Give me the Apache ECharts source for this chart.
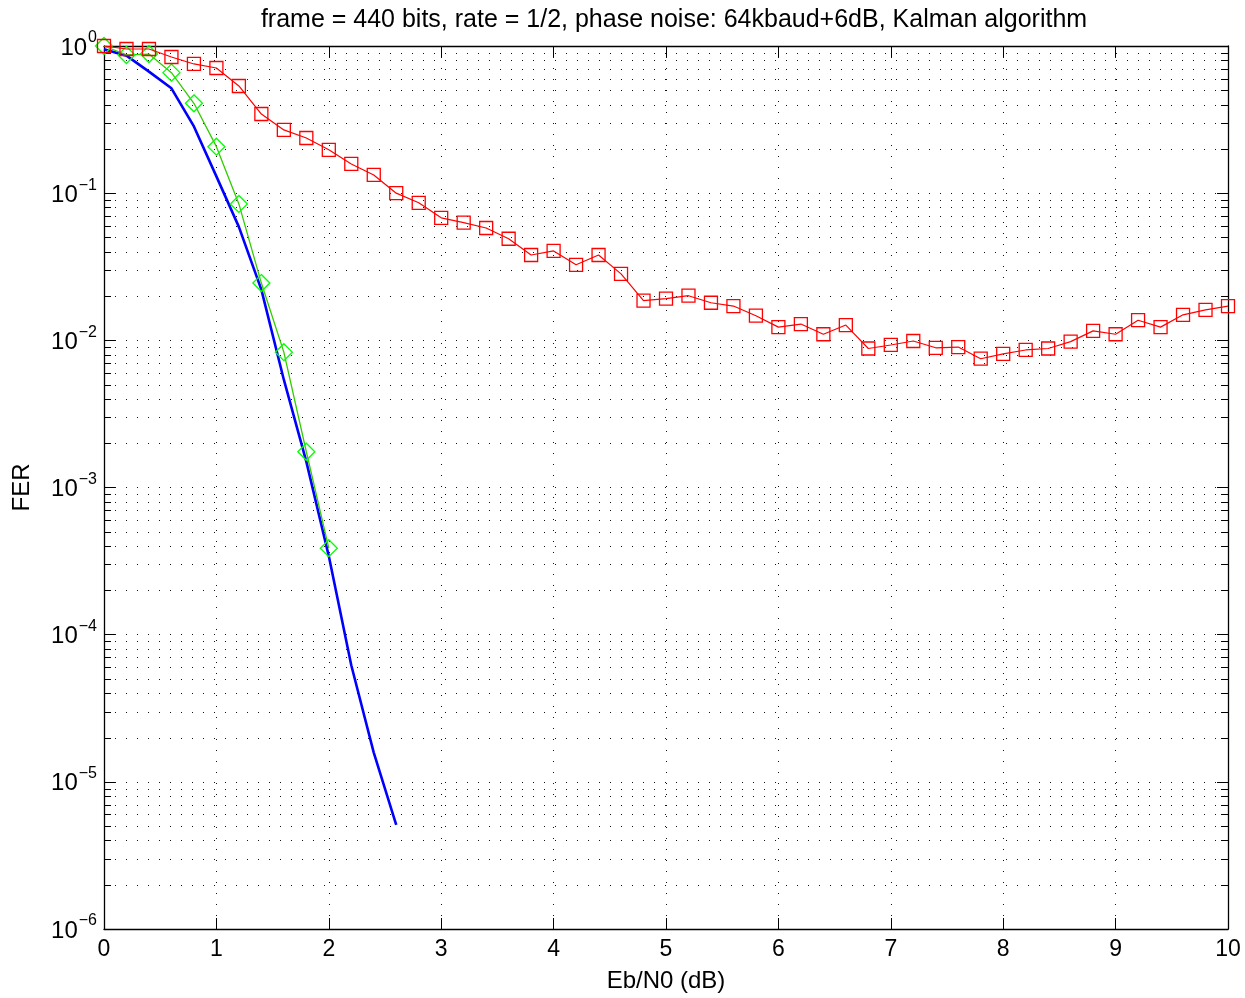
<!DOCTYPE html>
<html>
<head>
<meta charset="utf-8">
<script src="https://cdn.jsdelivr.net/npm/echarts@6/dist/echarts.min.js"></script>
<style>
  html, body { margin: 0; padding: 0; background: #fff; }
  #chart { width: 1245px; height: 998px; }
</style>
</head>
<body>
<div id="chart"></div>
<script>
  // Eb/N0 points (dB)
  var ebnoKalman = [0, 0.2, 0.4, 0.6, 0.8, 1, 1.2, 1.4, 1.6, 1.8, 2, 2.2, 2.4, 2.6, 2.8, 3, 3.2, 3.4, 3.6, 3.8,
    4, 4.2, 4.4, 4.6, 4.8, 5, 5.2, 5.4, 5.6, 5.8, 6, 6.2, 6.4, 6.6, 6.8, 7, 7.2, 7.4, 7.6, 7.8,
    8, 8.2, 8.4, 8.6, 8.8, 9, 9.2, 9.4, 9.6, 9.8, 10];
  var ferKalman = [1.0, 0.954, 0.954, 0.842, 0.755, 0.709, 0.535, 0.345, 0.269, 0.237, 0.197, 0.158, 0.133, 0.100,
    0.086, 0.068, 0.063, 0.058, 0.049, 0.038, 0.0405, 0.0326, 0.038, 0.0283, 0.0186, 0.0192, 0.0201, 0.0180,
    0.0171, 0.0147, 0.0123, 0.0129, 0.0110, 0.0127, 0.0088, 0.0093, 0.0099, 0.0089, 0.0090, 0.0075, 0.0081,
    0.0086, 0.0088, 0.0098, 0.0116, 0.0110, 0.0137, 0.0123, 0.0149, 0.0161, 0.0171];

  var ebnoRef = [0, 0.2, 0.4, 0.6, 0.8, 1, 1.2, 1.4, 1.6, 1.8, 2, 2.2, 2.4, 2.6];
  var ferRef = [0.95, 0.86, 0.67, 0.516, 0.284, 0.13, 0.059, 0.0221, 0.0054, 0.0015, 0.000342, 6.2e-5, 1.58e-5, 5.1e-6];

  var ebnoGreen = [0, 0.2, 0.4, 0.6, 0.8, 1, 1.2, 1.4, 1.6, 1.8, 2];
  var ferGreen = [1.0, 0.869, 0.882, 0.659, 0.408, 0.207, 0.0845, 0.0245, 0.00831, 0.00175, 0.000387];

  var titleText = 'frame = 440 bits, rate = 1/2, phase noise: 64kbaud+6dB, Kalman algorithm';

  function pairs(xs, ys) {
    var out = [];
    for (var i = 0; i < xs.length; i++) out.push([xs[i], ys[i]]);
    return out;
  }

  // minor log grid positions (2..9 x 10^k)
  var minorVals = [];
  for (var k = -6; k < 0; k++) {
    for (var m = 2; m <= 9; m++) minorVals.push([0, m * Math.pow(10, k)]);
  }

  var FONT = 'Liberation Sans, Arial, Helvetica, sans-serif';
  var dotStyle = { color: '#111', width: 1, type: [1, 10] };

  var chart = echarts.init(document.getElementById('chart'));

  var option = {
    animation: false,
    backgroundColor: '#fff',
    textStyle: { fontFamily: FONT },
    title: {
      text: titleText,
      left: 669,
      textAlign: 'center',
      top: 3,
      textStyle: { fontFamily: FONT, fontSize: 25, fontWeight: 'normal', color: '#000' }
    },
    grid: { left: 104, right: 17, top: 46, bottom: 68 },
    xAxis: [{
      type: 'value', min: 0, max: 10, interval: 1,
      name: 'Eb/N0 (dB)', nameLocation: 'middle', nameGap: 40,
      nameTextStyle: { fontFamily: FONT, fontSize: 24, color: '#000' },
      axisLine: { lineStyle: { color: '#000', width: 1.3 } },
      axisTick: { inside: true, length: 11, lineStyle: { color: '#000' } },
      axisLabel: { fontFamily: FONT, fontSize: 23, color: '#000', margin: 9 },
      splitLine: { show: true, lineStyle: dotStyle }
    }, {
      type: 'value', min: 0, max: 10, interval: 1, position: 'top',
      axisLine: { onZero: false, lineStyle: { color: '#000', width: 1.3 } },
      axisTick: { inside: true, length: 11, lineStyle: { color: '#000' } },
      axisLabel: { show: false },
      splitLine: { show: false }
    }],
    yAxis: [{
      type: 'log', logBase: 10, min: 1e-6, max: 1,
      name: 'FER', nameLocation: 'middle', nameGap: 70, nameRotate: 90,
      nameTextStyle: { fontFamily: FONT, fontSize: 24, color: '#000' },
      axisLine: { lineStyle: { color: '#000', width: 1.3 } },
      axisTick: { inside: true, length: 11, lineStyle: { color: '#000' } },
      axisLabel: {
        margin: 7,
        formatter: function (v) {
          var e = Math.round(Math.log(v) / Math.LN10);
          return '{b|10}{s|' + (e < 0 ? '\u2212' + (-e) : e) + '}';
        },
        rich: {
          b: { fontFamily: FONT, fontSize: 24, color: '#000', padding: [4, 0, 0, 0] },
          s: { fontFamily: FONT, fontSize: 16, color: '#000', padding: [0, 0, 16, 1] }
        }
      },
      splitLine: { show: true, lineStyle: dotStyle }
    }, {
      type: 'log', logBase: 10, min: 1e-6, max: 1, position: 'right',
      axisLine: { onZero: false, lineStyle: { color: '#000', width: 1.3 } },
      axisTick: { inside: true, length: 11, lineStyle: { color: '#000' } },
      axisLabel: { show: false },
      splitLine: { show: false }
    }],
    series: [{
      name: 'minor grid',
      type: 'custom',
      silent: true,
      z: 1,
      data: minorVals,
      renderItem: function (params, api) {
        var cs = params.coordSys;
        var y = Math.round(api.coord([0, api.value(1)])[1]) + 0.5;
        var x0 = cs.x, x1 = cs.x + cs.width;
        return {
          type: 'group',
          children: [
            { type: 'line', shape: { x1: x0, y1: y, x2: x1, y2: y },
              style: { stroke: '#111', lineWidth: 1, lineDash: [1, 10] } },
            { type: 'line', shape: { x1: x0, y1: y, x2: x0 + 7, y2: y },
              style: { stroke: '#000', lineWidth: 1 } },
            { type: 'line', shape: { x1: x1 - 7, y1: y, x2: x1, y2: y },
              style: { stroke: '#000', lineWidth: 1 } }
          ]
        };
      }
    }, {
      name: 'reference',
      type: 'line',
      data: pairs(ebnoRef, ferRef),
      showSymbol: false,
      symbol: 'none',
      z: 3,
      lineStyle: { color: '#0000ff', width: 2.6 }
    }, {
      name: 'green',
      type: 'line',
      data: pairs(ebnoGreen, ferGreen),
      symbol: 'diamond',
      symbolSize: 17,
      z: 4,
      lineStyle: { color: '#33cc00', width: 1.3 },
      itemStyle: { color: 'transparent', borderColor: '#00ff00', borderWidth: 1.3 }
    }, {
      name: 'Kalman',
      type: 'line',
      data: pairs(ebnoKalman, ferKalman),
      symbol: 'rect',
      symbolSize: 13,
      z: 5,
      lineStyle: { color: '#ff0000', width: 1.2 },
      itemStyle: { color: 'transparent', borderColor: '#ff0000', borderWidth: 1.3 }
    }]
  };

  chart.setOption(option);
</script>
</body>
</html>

______________________________

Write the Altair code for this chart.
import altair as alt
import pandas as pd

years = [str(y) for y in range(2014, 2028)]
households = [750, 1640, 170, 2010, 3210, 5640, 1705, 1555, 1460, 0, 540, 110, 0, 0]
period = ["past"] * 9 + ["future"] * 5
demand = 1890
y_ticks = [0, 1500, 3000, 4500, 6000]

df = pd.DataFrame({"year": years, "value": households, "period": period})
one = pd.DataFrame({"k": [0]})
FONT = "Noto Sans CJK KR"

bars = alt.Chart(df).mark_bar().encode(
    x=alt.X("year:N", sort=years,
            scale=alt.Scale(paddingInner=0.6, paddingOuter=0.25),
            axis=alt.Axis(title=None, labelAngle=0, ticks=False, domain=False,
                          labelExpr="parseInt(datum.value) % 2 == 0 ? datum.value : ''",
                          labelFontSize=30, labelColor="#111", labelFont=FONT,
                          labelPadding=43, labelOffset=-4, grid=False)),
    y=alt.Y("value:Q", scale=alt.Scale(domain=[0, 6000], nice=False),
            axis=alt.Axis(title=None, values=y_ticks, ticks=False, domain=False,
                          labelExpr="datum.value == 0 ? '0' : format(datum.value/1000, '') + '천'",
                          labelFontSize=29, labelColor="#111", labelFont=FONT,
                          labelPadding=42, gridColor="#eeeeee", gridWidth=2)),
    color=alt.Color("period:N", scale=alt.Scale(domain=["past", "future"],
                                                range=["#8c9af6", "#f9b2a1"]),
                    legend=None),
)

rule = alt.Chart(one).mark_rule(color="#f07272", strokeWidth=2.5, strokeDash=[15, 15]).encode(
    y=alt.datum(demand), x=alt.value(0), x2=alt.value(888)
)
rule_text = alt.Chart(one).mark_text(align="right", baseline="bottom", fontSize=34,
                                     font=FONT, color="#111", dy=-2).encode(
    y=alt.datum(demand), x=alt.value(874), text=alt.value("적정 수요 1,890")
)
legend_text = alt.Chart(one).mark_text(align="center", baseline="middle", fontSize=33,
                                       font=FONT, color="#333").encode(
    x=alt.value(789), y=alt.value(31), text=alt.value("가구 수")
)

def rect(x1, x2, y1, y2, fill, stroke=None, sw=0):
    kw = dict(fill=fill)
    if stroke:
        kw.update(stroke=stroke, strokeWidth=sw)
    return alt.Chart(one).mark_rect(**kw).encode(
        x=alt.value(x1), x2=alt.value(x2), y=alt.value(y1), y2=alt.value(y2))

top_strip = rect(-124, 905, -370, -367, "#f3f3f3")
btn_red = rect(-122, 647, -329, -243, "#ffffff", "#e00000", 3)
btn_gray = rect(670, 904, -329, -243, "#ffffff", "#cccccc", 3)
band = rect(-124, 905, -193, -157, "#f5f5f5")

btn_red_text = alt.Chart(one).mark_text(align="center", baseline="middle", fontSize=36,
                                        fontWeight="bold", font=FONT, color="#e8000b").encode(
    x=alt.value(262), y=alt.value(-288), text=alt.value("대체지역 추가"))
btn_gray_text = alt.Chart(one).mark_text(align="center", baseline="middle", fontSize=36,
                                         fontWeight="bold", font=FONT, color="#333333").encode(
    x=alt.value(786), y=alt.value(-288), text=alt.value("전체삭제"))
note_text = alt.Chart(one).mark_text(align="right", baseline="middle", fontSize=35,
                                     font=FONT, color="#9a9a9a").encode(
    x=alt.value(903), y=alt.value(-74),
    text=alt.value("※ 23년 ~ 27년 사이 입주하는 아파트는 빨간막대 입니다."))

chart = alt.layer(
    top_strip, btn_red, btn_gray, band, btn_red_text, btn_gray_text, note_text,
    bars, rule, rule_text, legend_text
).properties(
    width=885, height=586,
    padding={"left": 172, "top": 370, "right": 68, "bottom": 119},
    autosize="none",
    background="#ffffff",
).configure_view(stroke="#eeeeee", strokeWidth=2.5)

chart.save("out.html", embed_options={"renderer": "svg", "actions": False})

______________________________

Brief: In the listing, find each line with the string "this" and copy it.

Exercise result:
Give me the Apache ECharts source for this chart.
Write the Altair code for this chart.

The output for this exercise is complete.